Pour le juriste Yadh Benachour, l’invisible est à l’œuvre dans les sociétés arabes, à travers un essentiel mais imperceptible cheminement : ainsi apparemment les révolutions arabes de 2011 n’auraient laissé que des traces régressives ? Réfléchissons. Que penserait un jeune Français ayant eu 15 ans en 1789 de la première moitié du xixe siècle qui a vu le Consulat, l’Empire, la 1re puis la seconde Restauration, la Monarchie de Juillet, le Second Empire, et les révolutions sanglantes de 1830 et 1848 ? Il penserait que c’est une régression. Et pourtant. Les révolutions se font souvent dans l’invisible qui déstructure et restructure les pensées. Ainsi le monde arabe est en train de s’éloigner -même si ce n’est pas immédiatement visible- d’une histoire théologique selon laquelle à l’instauration divine primitive, créatrice, a succédé une déstructuration due aux vices humains (révolutionnaires impies, criminels), à laquelle met fin une restauration, en tant qu’intervention directe de Dieu -ou du pouvoir. Cette structure est celle de l’histoire de l’islam depuis les origines : qui veut changer « l’ordre du monde » doit être détruit comme nuisible. Pourtant, le monde arabe n’irait-il pas aujourd’hui vers une conception séculière de l’histoire, où la volonté des individus et des peuples s’exprimerait, à l’opposé de la conception théologique ? Optimisme ?
Mais pouvons-nous, nous militants, « penser la Palestine et son avenir » avec les Palestiniens ? Une pensée neuve qui ne soit pas celle « du désastre » ou de la « catastrophe » (naturelle, ou tragique) ; une pensée qui s’éloigne de celle de la guerre, dans laquelle l’ennemi veut écraser, humilier, anéantir l’Autre, sans se soucier de « le penser » et encore moins de penser une relation avec lui. Est-il possible de penser un avenir après que le vol et la haine aient été érigés en principes de gouvernement, après ce qu’il faut bien appeler une guerre contre la vie même ?
L’histoire présente des exemples fameux de « réconciliation » : celle, longue, de la Turquie et de la Grèce après la « grande catastrophe » de 1922 ; celle de l’Allemagne après le nazisme, avec ses voisins, celle de l’Afrique du Sud grâce à la « Commission de la vérité et de la réconciliation » de 1995, à l’initiative de Nelson Mandela, pour dépasser l’apartheid et amener enfin la paix civile, sans pour autant réussir à faire disparaître les inégalités raciales.

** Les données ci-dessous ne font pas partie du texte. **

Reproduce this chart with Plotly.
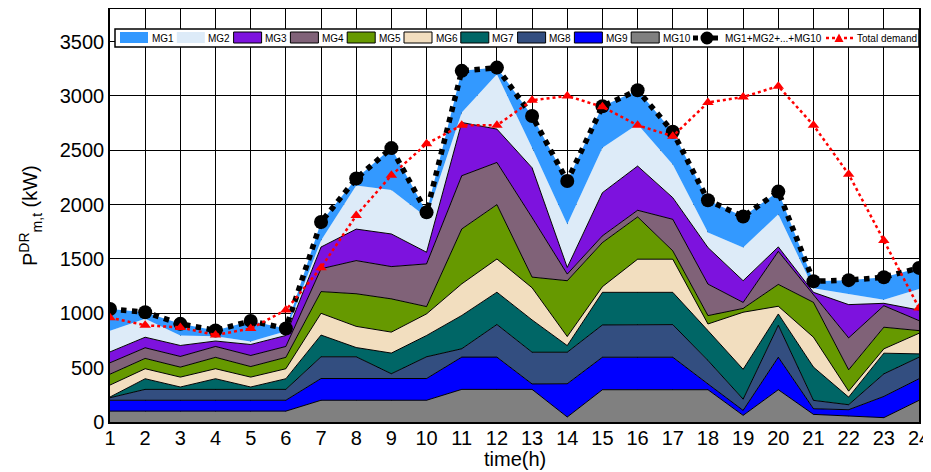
import plotly.graph_objects as go

hours = list(range(1, 25))
MG1 = [200, 60, 107, 52, 190, 25, 170, 65, 386, 46, 383, 61, 292, 397, 382, 313, 300, 297, 285, 209, 65, 128, 207, 195]
MG2 = [195, 170, 92, 45, 27, 39, 60, 400, 404, 321, 92, 505, 184, 398, 413, 385, 306, 138, 305, 300, 37, 97, 33, 193]
MG3 = [100, 97, 101, 50, 101, 101, 200, 290, 300, 107, 490, 307, 458, 61, 397, 407, 199, 336, 200, 41, 22, 306, 22, 97]
MG4 = [105, 98, 98, 100, 102, 100, 210, 305, 297, 393, 490, 388, 548, 61, 62, 61, 290, 290, 55, 304, 70, 294, 198, 92]
MG5 = [100, 95, 92, 105, 97, 105, 200, 300, 306, 67, 505, 500, 98, 514, 406, 389, 77, 77, 35, 201, 321, 196, 199, 25]
MG6 = [110, 92, 91, 92, 91, 92, 200, 195, 193, 199, 291, 306, 296, 83, 52, 305, 305, 61, 525, 71, 275, 55, 40, 189]
MG7 = [7, 98, 22, 98, 22, 98, 200, 85, 190, 196, 306, 297, 297, 61, 300, 300, 297, 275, 275, 104, 306, 70, 190, 31]
MG8 = [23, 100, 100, 100, 100, 100, 200, 200, 44, 200, 77, 300, 292, 290, 297, 297, 300, 216, 103, 294, 77, 46, 208, 198]
MG9 = [100, 100, 100, 100, 100, 100, 200, 200, 200, 200, 297, 297, 50, 306, 299, 299, 299, 53, 46, 299, 52, 61, 195, 199]
MG10 = [100, 100, 100, 100, 100, 100, 200, 200, 200, 200, 300, 300, 300, 46, 297, 297, 297, 297, 61, 297, 70, 52, 40, 199]
demand = [960, 890, 870, 800, 860, 1030, 1420, 1900, 2270, 2560, 2730, 2730, 2960, 3000,
          2900, 2730, 2630, 2940, 2990, 3090, 2730, 2280, 1670, 1050]
y_ticks = [0, 500, 1000, 1500, 2000, 2500, 3000, 3500]

names = ["MG1", "MG2", "MG3", "MG4", "MG5", "MG6", "MG7", "MG8", "MG9", "MG10"]
series = [MG1, MG2, MG3, MG4, MG5, MG6, MG7, MG8, MG9, MG10]
colors = ["#3399FF", "#DDEBF8", "#7D12DE", "#806278", "#669900",
          "#F2DEBF", "#006666", "#334E80", "#0000FF", "#808080"]
edged = [False, False, True, True, True, True, True, True, True, True]

total = [sum(v) for v in zip(*series)]

FONT = "Liberation Sans, Arial, sans-serif"
OFF = 8  # default body margin of the page
W, H = 931 - OFF, 472 - OFF
ML, MR, MT, MB = 110 - OFF, 12, 9 - OFF, 50
PW, PH = W - ML - MR, H - MT - MB

fig = go.Figure()
for i in range(9, -1, -1):
    fig.add_trace(go.Scatter(
        x=hours, y=series[i], name=names[i], mode="lines", stackgroup="one",
        fillcolor=colors[i],
        line=dict(color="black" if edged[i] else colors[i], width=1 if edged[i] else 0),
        showlegend=False))

fig.add_trace(go.Scatter(
    x=hours, y=total, name="MG1+MG2+...+MG10", mode="lines+markers",
    line=dict(color="black", width=5.5, dash="dot"),
    marker=dict(symbol="circle", size=14, color="black"), showlegend=False))
fig.add_trace(go.Scatter(
    x=hours, y=demand, name="Total demand", mode="lines+markers",
    line=dict(color="red", width=2.5, dash="dot"),
    marker=dict(symbol="triangle-up", size=10, color="red"), showlegend=False))

# manual legend (page pixel positions converted to paper coords)
def px(x):
    return (x - OFF - ML) / PW

def py(y):
    return (OFF + H - MB - y) / PH

shapes = []
annotations = []
shapes.append(dict(type="rect", xref="paper", yref="paper",
                   x0=px(115), x1=px(919), y0=py(47), y1=py(29),
                   fillcolor="white", line=dict(color="black", width=1.5), layer="above"))
for i in range(10):
    x0 = 120 + i * 56.8
    shapes.append(dict(type="rect", xref="paper", yref="paper",
                       x0=px(x0), x1=px(x0 + 28), y0=py(43), y1=py(32),
                       fillcolor=colors[i],
                       line=dict(color="black", width=1 if edged[i] else 0),
                       layer="above"))
    annotations.append(dict(xref="paper", yref="paper", x=px(x0 + 29.5), y=py(38.5),
                            text=names[i], showarrow=False, xanchor="left", yanchor="middle",
                            font=dict(family=FONT, size=10, color="black")))
# sum line sample
shapes.append(dict(type="line", xref="paper", yref="paper", x0=px(693), x1=px(721),
                   y0=py(38), y1=py(38), line=dict(color="black", width=5, dash="dot"), layer="above"))
shapes.append(dict(type="circle", xref="paper", yref="paper", x0=px(700.5), x1=px(713.5),
                   y0=py(44.5), y1=py(31.5), fillcolor="black", line=dict(color="black", width=0),
                   layer="above"))
annotations.append(dict(xref="paper", yref="paper", x=px(723), y=py(38.5),
                        text="MG1+MG2+...+MG10", showarrow=False, xanchor="left", yanchor="middle",
                        font=dict(family=FONT, size=10, color="black")))
# demand sample
shapes.append(dict(type="line", xref="paper", yref="paper", x0=px(826), x1=px(853),
                   y0=py(38), y1=py(38), line=dict(color="red", width=2.5, dash="dot"), layer="above"))
tri = "M {} {} L {} {} L {} {} Z".format(px(834.5), py(42), px(843.5), py(42), px(839), py(33.5))
shapes.append(dict(type="path", xref="paper", yref="paper", path=tri, fillcolor="red",
                   line=dict(color="red", width=0), layer="above"))
annotations.append(dict(xref="paper", yref="paper", x=px(855), y=py(38.5),
                        text="Total demand", showarrow=False, xanchor="left", yanchor="middle",
                        font=dict(family=FONT, size=10, color="black")))

# axis titles
annotations.append(dict(xref="paper", yref="paper", x=px(515), y=py(459),
                        text="time(h)", showarrow=False, xanchor="center", yanchor="middle",
                        font=dict(family=FONT, size=20, color="black")))
annotations.append(dict(xref="paper", yref="paper", x=px(30), y=py(216),
                        text="P<sup>DR</sup><sub>m,t</sub> (kW)", textangle=-90,
                        showarrow=False, xanchor="center", yanchor="middle",
                        font=dict(family=FONT, size=20, color="black")))

fig.update_layout(
    width=W, height=H,
    margin=dict(l=ML, r=MR, t=MT, b=MB, autoexpand=False),
    plot_bgcolor="white", paper_bgcolor="white",
    font=dict(family=FONT, size=20, color="black"),
    shapes=shapes, annotations=annotations,
    showlegend=False,
)
fig.update_xaxes(
    range=[1, 24], tickmode="array", tickvals=hours, ticktext=[str(h) for h in hours],
    showgrid=True, gridcolor="black", gridwidth=1,
    showline=True, linecolor="black", linewidth=1.5, mirror=True,
    ticks="", zeroline=False, automargin=False, ticklabelstandoff=-3,
    tickfont=dict(family=FONT, size=20, color="black"),
)
fig.update_yaxes(
    range=[0, 3800], tickmode="array", tickvals=y_ticks, ticktext=[str(v) for v in y_ticks],
    showgrid=True, gridcolor="black", gridwidth=1,
    showline=True, linecolor="black", linewidth=1.5, mirror=True,
    ticks="", zeroline=False, automargin=False,
    tickfont=dict(family=FONT, size=20, color="black"),
)

fig.write_html("out.html")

Il y faut du temps et une volonté politique affirmée de dialogue, fort éloignée aujourd’hui. Il y faut des responsables politiques qui voient loin. Qui refusent l’exploitation des traumatismes subis par les deux parties . Qui cherchent des solutions impartiales et durables. Car toute force finit par s’épuiser.
Reste l’espoir actif des militant·es que nous sommes : je me souviens d’un échange avec notre ami Munther Amira, je m’étonnais de sa force, de sa sérénité, de son sourire ; il me répondit que les Palestiniens étaient forts, et gais, qu’ils aimaient la vie, et qu’ils triompheraient, alors que les soldats israéliens étaient toujours sévères, tendus et tristes ! La force de vie palestinienne nous montre le chemin.